Ils nous avaient alors confié que le trajet avait été épuisant pour tout le monde. 2 000 kilomètres avec quelques arrêts en Pologne et en Allemagne avant de rejoindre la France et Bernot. "La plus grande difficulté, c'est sur le plan émotionnel. C'est très dur de quitter son pays", nous avouait Yura, le père de famille. Genia, sa mère de 71 ans peinait encore à réaliser ce qu'ils venaient de vivre : "En 10 minutes, j'ai dû prendre mes documents, quelques habits, ramasser toutes mes affaires, tout ça dans la panique. On s'est assis dans la voiture et on est partis !"
Le langage n'est pas une barrière
Ingrid Debras, directrice de l'école de Bernot dans l'Aisne
Pour éviter que l’angoisse ne s’installe, le couple a immédiatement scolarisé ses trois enfants à l’école de Bernot. Artur, 4 ans, a intégré la classe de moyenne section, Diana, 6 ans, est entrée en CP et Tymur est en classe CE2. Tous les trois sont accueillis dans des classes correspondant à leur tranche d’âge.

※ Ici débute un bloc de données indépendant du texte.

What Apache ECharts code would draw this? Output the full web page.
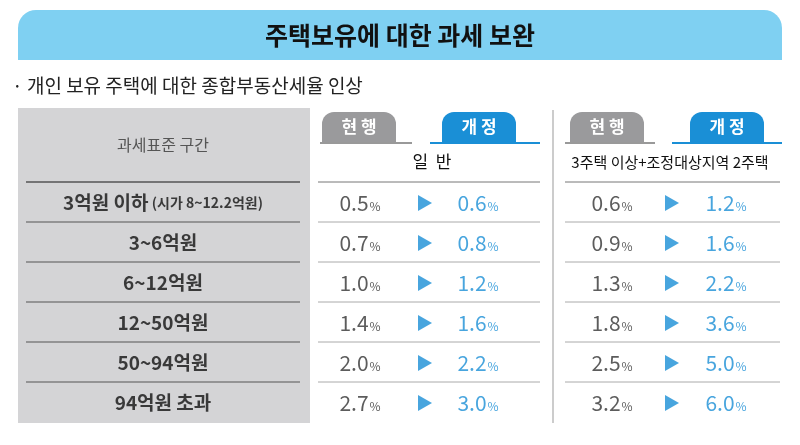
<!DOCTYPE html>
<html><head><meta charset="utf-8">
<script src="https://cdn.jsdelivr.net/npm/echarts@6/dist/echarts.min.js"></script>
<style>html,body{margin:0;background:#fff}#c{width:800px;height:445px}</style>
</head><body><div id="c"></div>
<script>
// 데이터
var brackets = ['3억원 이하', '3~6억원', '6~12억원', '12~50억원', '50~94억원', '94억원 초과'];
var generalCur = [0.5, 0.7, 1.0, 1.4, 2.0, 2.7];
var generalNew = [0.6, 0.8, 1.2, 1.6, 2.2, 3.0];
var multiCur = [0.6, 0.9, 1.3, 1.8, 2.5, 3.2];
var multiNew = [1.2, 1.6, 2.2, 3.6, 5.0, 6.0];

var myChart = echarts.init(document.getElementById('c'));
var font = '"Noto Sans CJK KR", sans-serif';
var blue = '#1a8fd6';

// 열 위치 (px)
var colX = { label: 163, cur1: 360, arrow1: 425, new1: 478, cur2: 612, arrow2: 672, new2: 726 };

function pts(vals, x) {
    return vals.map(function (v, i) { return [x, i, v]; });
}
function pctLabel(color) {
    return {
        show: true, position: 'inside',
        formatter: function (p) { return '{n|' + p.value[2].toFixed(1) + '}{p|%}'; },
        rich: {
            n: { fontFamily: font, fontSize: 21, color: color },
            p: { fontFamily: font, fontSize: 12, color: color, padding: [6, 0, 0, 1] }
        }
    };
}
function valueSeries(vals, x, color) {
    return { type: 'scatter', symbolSize: 2, itemStyle: { color: 'rgba(0,0,0,0)' }, data: pts(vals, x), label: pctLabel(color), silent: true };
}
function arrowSeries(x) {
    return {
        type: 'scatter', symbol: 'triangle', symbolRotate: -90, symbolSize: [16, 14],
        itemStyle: { color: blue }, silent: true,
        data: brackets.map(function (b, i) { return [x, i]; })
    };
}

var lines = [];
[222, 262, 302, 342, 382].forEach(function (y) {
    lines.push({ type: 'line', shape: { x1: 26, y1: y, x2: 300, y2: y }, style: { stroke: '#555', lineWidth: 1 } });
    lines.push({ type: 'line', shape: { x1: 318, y1: y, x2: 540, y2: y }, style: { stroke: '#aaa', lineWidth: 1 } });
    lines.push({ type: 'line', shape: { x1: 565, y1: y, x2: 780, y2: y }, style: { stroke: '#aaa', lineWidth: 1 } });
});

function tab(x, text, color) {
    return [
        { type: 'rect', shape: { x: x, y: 112, width: 74, height: 30, r: [12, 12, 0, 0] }, style: { fill: color } },
        { type: 'text', x: x + 37, y: 127, style: { text: text, fill: '#fff', font: 'bold 17px ' + font, align: 'center', verticalAlign: 'middle' } }
    ];
}

var option = {
    animation: false,
    grid: { left: 0, right: 0, top: 183, bottom: 22 },
    xAxis: { type: 'value', min: 0, max: 800, show: false },
    yAxis: { type: 'category', data: brackets, inverse: true, show: false },
    graphic: [
        { type: 'rect', shape: { x: 18, y: 10, width: 764, height: 50, r: [18, 18, 0, 0] }, style: { fill: '#7fd0f2' } },
        { type: 'text', x: 400, y: 35, style: { text: '주택보유에 대한 과세 보완', fill: '#111', font: 'bold 25px ' + font, align: 'center', verticalAlign: 'middle' } },
        { type: 'text', x: 12, y: 86, style: { text: '· 개인 보유 주택에 대한 종합부동산세율 인상', fill: '#222', font: '19px ' + font, verticalAlign: 'middle' } },
        { type: 'rect', shape: { x: 18, y: 108, width: 292, height: 315 }, style: { fill: '#d4d4d6' } },
        { type: 'line', shape: { x1: 26, y1: 182, x2: 300, y2: 182 }, style: { stroke: '#555', lineWidth: 1.5 } },
        { type: 'text', x: 163, y: 145, style: { text: '과세표준 구간', fill: '#555', font: '16px ' + font, align: 'center', verticalAlign: 'middle' } },
        { type: 'line', shape: { x1: 553, y1: 110, x2: 553, y2: 423 }, style: { stroke: '#999', lineWidth: 1 } },
        { type: 'line', shape: { x1: 320, y1: 143, x2: 412, y2: 143 }, style: { stroke: '#999', lineWidth: 2 } },
        { type: 'line', shape: { x1: 430, y1: 143, x2: 540, y2: 143 }, style: { stroke: blue, lineWidth: 2 } },
        { type: 'line', shape: { x1: 565, y1: 143, x2: 655, y2: 143 }, style: { stroke: '#999', lineWidth: 2 } },
        { type: 'line', shape: { x1: 672, y1: 143, x2: 782, y2: 143 }, style: { stroke: blue, lineWidth: 2 } },
        { type: 'line', shape: { x1: 318, y1: 182, x2: 540, y2: 182 }, style: { stroke: '#777', lineWidth: 1 } },
        { type: 'line', shape: { x1: 565, y1: 182, x2: 780, y2: 182 }, style: { stroke: '#777', lineWidth: 1 } },
        { type: 'text', x: 432, y: 162, style: { text: '일  반', fill: '#111', font: '17px ' + font, align: 'center', verticalAlign: 'middle' } },
        { type: 'text', x: 670, y: 162, style: { text: '3주택 이상+조정대상지역 2주택', fill: '#111', font: '15px ' + font, align: 'center', verticalAlign: 'middle' } }
    ].concat(tab(322, '현 행', '#9a9a9c'), tab(442, '개 정', blue), tab(570, '현 행', '#9a9a9c'), tab(690, '개 정', blue), lines),
    series: [
        {
            type: 'scatter', symbolSize: 2, itemStyle: { color: 'rgba(0,0,0,0)' }, silent: true,
            data: brackets.map(function (b, i) { return [colX.label, i]; }),
            label: {
                show: true, position: 'inside',
                formatter: function (p) {
                    var b = brackets[p.dataIndex];
                    return p.dataIndex === 0 ? '{b|' + b + '} {s|(시가 8~12.2억원)}' : '{b|' + b + '}';
                },
                rich: {
                    b: { fontFamily: font, fontSize: 19, fontWeight: 'bold', color: '#111' },
                    s: { fontFamily: font, fontSize: 14, fontWeight: 'bold', color: '#111' }
                }
            }
        },
        valueSeries(generalCur, colX.cur1, '#333'),
        arrowSeries(colX.arrow1),
        valueSeries(generalNew, colX.new1, blue),
        valueSeries(multiCur, colX.cur2, '#333'),
        arrowSeries(colX.arrow2),
        valueSeries(multiNew, colX.new2, blue)
    ]
};
myChart.setOption(option);
</script>
</body></html>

D’après la directrice de l’école, l’intégration s’est faite naturellement. "Les enfants ont été très bien accueillis par les autres élèves. C’était chaleureux. Dès qu’ils se sont retrouvé à la récréation, leurs camarades leur ont apportés des cerceaux, des ballons pour jouer avec eux. Certains leur ont même apporté des cadeaux", explique Ingrid Debras.
De leurs côtés, les enseignants doivent adapter leurs apprentissages. "Ce n’est pas évident mais nous sommes aidés par un agent spécialisé dans l’accueil des enfants allophones. Cette enseignante de l’Éducation nationale nous a donné quelques pistes, comme des activités sur tablettes et des logiciels pour l’acquisition du vocabulaire. Pour le moment, cela se résume à des imagiers et des activités plastiques pour échanger à l’oral. Mais je suis confiante. Ces enfants ont déjà eu une bonne scolarité en Ukraine. Et le langage n’est pas une barrière", ajoute la directrice. La semaine prochaine, le niveau de français des trois enfants de la famille Arefiev sera évalué pour un meilleur accompagnement.
Un dispositif de scolarisation pour les enfants réfugiés
Comme Artur, Diana et Tymur, une quinzaine d’enfants ukrainiens réfugiés est déjà scolarisée dans l’académie d’Amiens, soit dans les trois départements de Picardie. Mais le rectorat s’attend à en accueillir davantage dans les prochaines semaines. Une fois arrivées en France, les familles peuvent se présenter dans les écoles proches de leur domicile pour l’inscription ou demander de l’aide à la municipalité d’accueil.
Le rectorat de l’académie d’Amiens assure que le dispositif se fait en étroite collaboration avec la préfecture et les collectivités. "On a mis en place un travail de suivi de ces familles. Et on va anticiper les arrivées", annonce Raphaël Muller, recteur de l’académie d’Amiens. Sa priorité : accueillir les enfants dans une école la plus proche de son domicile.
Ce qui compte, c'est que ces enfants se sentent bien
Raphaël Muller, recteur de l'académie d'Amiens
Des places en structures spécialisées pour les enfants allophones nouvellement arrivés en France sont déjà prévues dans l’académie. 800 places pour les niveaux de primaire et 1 800 places pour les élèves du second degré (collège et lycée). "Ce que l’on fait, c’est de s’appuyer sur ces structures spécialisées pour scolariser une partie des enfants ukrainiens qui arrivent. Mais ce sont des structures surtout basées en milieu urbain. Nous profitons de ce réseau de professeurs spécialisés pour soutenir les enseignants d’école non spécialisés qui accueillent ces enfants réfugiés", explique le recteur.
Tous ces enfants scolarisés devraient également bénéficier d’un test de niveau pour leur proposer un enseignement adapté. "Ce qui compte, c’est que les enfants se sentent bien. Ils ont vécu des situations difficiles. L’enjeu est de les accueillir, de les rassurer et de les intégrer. Pour cela, on s’appuie sur des matériaux pédagogiques que l’on connaît par notre expérience de l’accueil d’enfants non-francophones", ajoute Raphaël Muller.
À l’heure où nous écrivons ces lignes, 800 enfants ukrainiens sont scolarisés en France. Le ministre de l’Éducation nationale a d’ailleurs rappelé que tous les rectorats avaient organisé des cellules de crise pour l’accueil des réfugiés ukrainiens. Ils ont quitté leur pays, mais pas les bancs de l’école.